Reimagining data governance in the age of AI and machine learning
The growth rates of emerging technologies in artificial intelligence, machine learning and the Internet of Things have drastically exceeded the current speed and ability of businesses to govern and protect their data and information assets.
In many cases, business leaders think that this is an either/or decision: they can either innovate rapidly using emerging technologies, or govern and control using existing governance models. Unfortunately, the larger the gap between the advancements in technology and the underlying data that is governed and protected, the greater the risk and potential loss for the business.
Is there a way for the two to co-exist? Can capitalizing on AI, ML and other emerging technologies be done in a manner that ensures governance?
Traditional data governance provides a rigorous framework designed to establish data standards, business rules, data protection policies and a set of organizational roles and responsibilities such as data stewardship. Like conventional methods, new architectures should also serve the principles of trust, data quality and overall protection of data, but they need to be reimagined for the current context organizations find themselves in.
Onboarding Data Despite the Lack of Predefined Rules
With agility at its core, the future landscape of any data governance architecture should not business definitions to be provided a priori.
Take IoT data for instance. IoT devices are both data gatherers and generators. Wearable devices, sensors and smart electronics collect data by the millisecond and stream that data into a cloud of infinite possibilities. With proper design, IoT data can become the foundation of disruptive modes of customer engagement, new product and service offerings, business models and ultimately to drive pervasive digital transformation initiatives.
The fact is that onboarding of IoT devices or the ingestion of data from these uncertified data sources is extremely difficult in an environment governed by conventional data validation requirements. In these early stages of the data lifecycle, conformity with predefined rules or standards should not be a data governance objective.
Instead, governance should enable quick and efficient incorporation of new data and provide tools that facilitate exploration, pattern detection, and discovery of risk-causing anomalies that eventually will shape governance rules and policies.
Starting with the Data Before Automating Governance
Unlike the old world, where governance came first followed by business applications and analytic models, the new world requires the process to be reversed.

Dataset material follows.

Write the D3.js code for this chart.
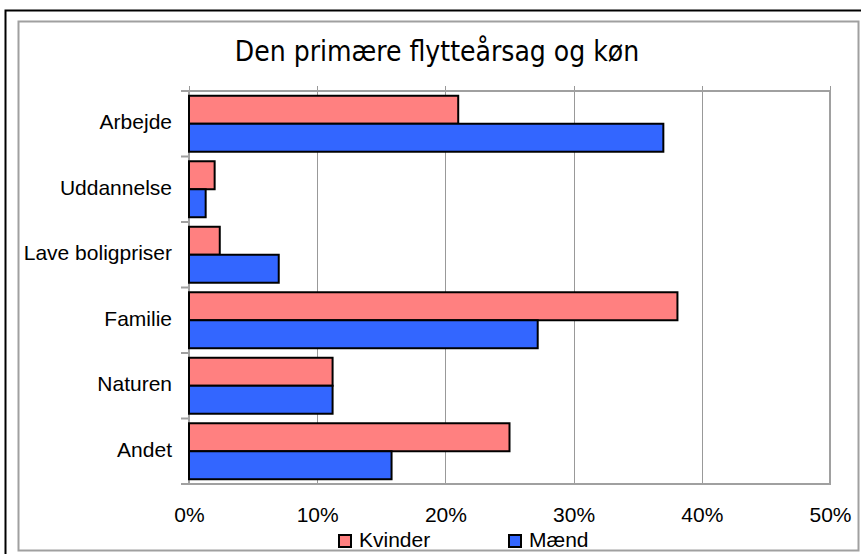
<!DOCTYPE html>
<html>
<head>
<meta charset="utf-8">
<script src="https://cdn.jsdelivr.net/npm/d3@7"></script>
<style>
  body { margin: 0; background: #fff; }
  svg { display: block; }
</style>
</head>
<body>
<script>
// data
const categories = ["Arbejde", "Uddannelse", "Lave boligpriser", "Familie", "Naturen", "Andet"];
const seriesNames = ["Kvinder", "Mænd"];
const kvinder = [21.0, 2.0, 2.4, 38.1, 11.2, 25.0];
const maend = [37.0, 1.3, 7.0, 27.2, 11.2, 15.8];
const tickValues = [0, 10, 20, 30, 40, 50];
const colors = ["#ff8080", "#3366ff"];

const width = 861, height = 554;
const plot = {left: 189, right: 830, top: 91, bottom: 484};
const labelFont = "21px";

const svg = d3.select("body").append("svg")
    .attr("width", width)
    .attr("height", height)
    .style("font-family", "'Liberation Sans', Arial, sans-serif");

// outer frame (black) and inner frame (grey)
svg.append("rect")
    .attr("x", 5.5).attr("y", 10.5)
    .attr("width", 860).attr("height", 560)
    .attr("fill", "none").attr("stroke", "#000").attr("stroke-width", 2);
svg.append("rect")
    .attr("x", 18.5).attr("y", 21.5)
    .attr("width", 840).attr("height", 529)
    .attr("fill", "#fff").attr("stroke", "#a0a0a0").attr("stroke-width", 2);

svg.append("text")
    .attr("x", 437).attr("y", 61)
    .attr("text-anchor", "middle")
    .style("font-family", "'DejaVu Sans Condensed', 'DejaVu Sans', Verdana, sans-serif")
    .style("font-stretch", "condensed")
    .style("font-size", "28px")
    .text("Den primære flytteårsag og køn");

const x = d3.scaleLinear().domain([0, 50]).range([plot.left, plot.right]);
const y = d3.scaleBand().domain(categories).range([plot.top, plot.bottom]);
const ySub = d3.scaleBand().domain(seriesNames).range([0, y.bandwidth()])
    .paddingOuter(0.17);

// gridlines with small ticks above the plot
svg.append("g")
    .attr("stroke", "#999")
    .selectAll("line")
    .data(tickValues)
    .join("line")
      .attr("x1", d => Math.round(x(d)) + 0.5)
      .attr("x2", d => Math.round(x(d)) + 0.5)
      .attr("y1", plot.top - 5)
      .attr("y2", plot.bottom);

// plot border
svg.append("rect")
    .attr("x", plot.left).attr("y", plot.top)
    .attr("width", plot.right - plot.left).attr("height", plot.bottom - plot.top)
    .attr("fill", "none").attr("stroke", "#a0a0a0").attr("stroke-width", 2);

// category ticks at band boundaries
svg.append("g")
    .attr("stroke", "#a0a0a0").attr("stroke-width", 2)
    .selectAll("line")
    .data(d3.range(categories.length + 1))
    .join("line")
      .attr("x1", plot.left - 8).attr("x2", plot.left)
      .attr("y1", i => plot.top + i * y.step())
      .attr("y2", i => plot.top + i * y.step());

// bars
const rows = categories.map((c, i) => ({category: c, values: [kvinder[i], maend[i]]}));
svg.append("g")
    .selectAll("g")
    .data(rows)
    .join("g")
      .attr("transform", d => `translate(0,${y(d.category)})`)
    .selectAll("rect")
    .data(d => d.values.map((v, j) => ({series: seriesNames[j], value: v, color: colors[j]})))
    .join("rect")
      .attr("x", x(0))
      .attr("y", d => ySub(d.series))
      .attr("width", d => x(d.value) - x(0))
      .attr("height", ySub.bandwidth())
      .attr("fill", d => d.color)
      .attr("stroke", "#000")
      .attr("stroke-width", 2);

// category labels
svg.append("g")
    .attr("text-anchor", "end")
    .style("font-size", labelFont)
    .selectAll("text")
    .data(categories)
    .join("text")
      .attr("x", 172)
      .attr("y", d => y(d) + y.bandwidth() / 2)
      .attr("dy", "0.25em")
      .text(d => d);

// x axis labels
const xAxis = d3.axisBottom(x)
    .tickValues(tickValues)
    .tickSize(0)
    .tickPadding(23)
    .tickFormat(d => d + "%");
svg.append("g")
    .attr("transform", `translate(0,${plot.bottom})`)
    .call(xAxis)
    .call(g => g.select(".domain").remove())
    .call(g => g.selectAll("text")
        .attr("fill", "#000")
        .style("font-size", labelFont)
        .style("font-family", "'Liberation Sans', Arial, sans-serif"));

// legend
const legendX = [339, 509];
const legend = svg.append("g")
    .selectAll("g")
    .data(seriesNames)
    .join("g")
      .attr("transform", (d, i) => `translate(${legendX[i]},535)`);
legend.append("rect")
    .attr("width", 12).attr("height", 12)
    .attr("fill", (d, i) => colors[i])
    .attr("stroke", "#000").attr("stroke-width", 2);
legend.append("text")
    .attr("x", 20).attr("y", 12)
    .style("font-size", labelFont)
    .text(d => d);
</script>
</body>
</html>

Today it’s best to start with a killer application of data, define its success metrics, validate and test it in the market and, finally, create a governance framework around it.
This new world of “apps first, governance second,” has emphasized the need for automated governance, where the hallmarks of traditional data governance, such as data lifecycle management, data lineage and data quality remain important, but happen as a natural byproduct of the data management and analytic cycle without much human oversight.
In lifecycle management, data lineage and the ability to swiftly trace data’s journey is critical to support compliance. Modern data governance capabilities are able to automatically capture when and where data enters the system, the transformations that it goes through, the applications it lands into and ultimately the decisions or processes it supports. This automated data governance also provides audit trails that record all changes to the data, ensuring that changes to data will always alert the organization to shifts in key metrics affecting business decisions and strategies.
In the area of robotic process automation, where you are enabling business processes to take place without requiring a human touch, this becomes even more critical. After all, an audit trail of how the robot has performed its learned human tasks can be invaluable for root cause analysis as well as regulatory reporting.
Bridging the Trust Gap
Transparency and explainability is another part of the new requirements.
Picture this: during a board meeting at a large financial institution, the line of business leader responsible for consumer loans is asked to explain the rationale behind the denial of loans to applicants of a certain age group or race. Behind the scenes, an AI algorithm produced the results or augmented a decision by loan officers in the field. Unfortunately, this is hard to explain because an AI algorithm produced the results or augmented a decision based on information provided by loan officers in the field.
Moments similar to this are playing out in recruiting, consumer marketing, healthcare, higher education and college admissions. As organizations build advanced, continuous-learning technologies that far exceeds the capabilities of the human mind, it is imperative to pay very close attention to the governance aspects of these models, and the trust made in the data as algorithms can be black boxes. That’s why, in the midst of enormous excitement around AI, confidence in knowing how the machines have made decisions is a big consideration.
In the wake of the General Data Protection Regulation, California Consumer Privacy Act, and other regulatory accords, governance has become increasingly mission critical too. For example, if an organization suddenly needs to start tracking geo data, they need a way to make sure geo data is indexed in the system and can be searched easily so they can act on that information. The same requirements apply to data retention policies.
Today we have reached a tipping point in creating effective governance models that can easily be adopted alongside our AI and ML initiatives. With opposite forces at play – i.e. the speed, agility and better decision making that the new emerging technologies offer and the pressures organizations are under to control, govern, and explain the data and insights that are generate, there has to be a better way.
Governance in the age of AI and ML has to become the catalyst for responsible adoption of these technologies, addressing the risk that complex algorithms could introduce and building trust, confidence, and credibility for our organizations and our decision makers.